NAVEX Global has just completed a survey of over 700 key decision-makers and individuals responsible for ethics and compliance training. (Register for our webinar this week to be among the first to receive the report.) The responses revealed surprising insights about their top ethics and compliance training priorities and challenges—as well as information that is vital to organizations that benchmark their own training programs. Some of the many key insights that the Training Benchmark Report will include are:

  • How much training and what type of training are organizations doing?
  • What topics are organizations training on most frequently?
  • What pressures and challenges are compliance professionals dealing with?
  • What troubling training gaps exist in E&C programs?
  • What are the key metrics for measuring program effectiveness?
  • What are the top training trends for 2014 and beyond?

Surprising Key Findings About New Approaches to Effective Training

A really important finding is that culture has finally edged out compliance as the top objective for training. Perhaps the continuous flow of headline scandals has finally caused organizational leaders to ask their compliance officers, “Why don’t employees just comply with the rules?”  And compliance officers know the answer—culture wins over the rules every time.  This realization opens the door on many activities that compliance officers can advocate to better support a culture of integrity. (See our whitepaper Creating a Culture of Ethics, Integrity & Compliance: Seven Steps to Success for additional insights.) 

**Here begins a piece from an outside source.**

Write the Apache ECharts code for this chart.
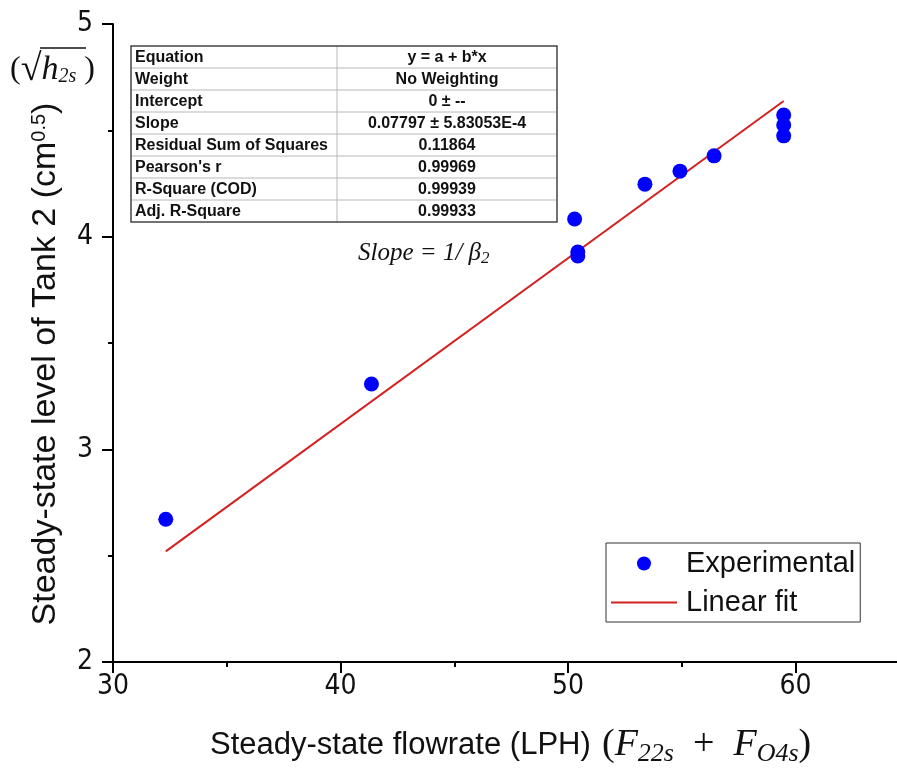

Another interesting finding is that online training (71 percent) is the most commonly-used training format, nosing past live training (68 percent). Even for organizations that have the ability to offer blended learning on topics, e-learning is an effective way to drive large volumes of learning, provide consistency of content, and auto-track completion. Live training likely remains a highly utilized method for targeted audiences and for specific risk areas because it works so effectively for small audiences, for high-risk or complex topics and it can be delivered by a locally recognized expert (in local language).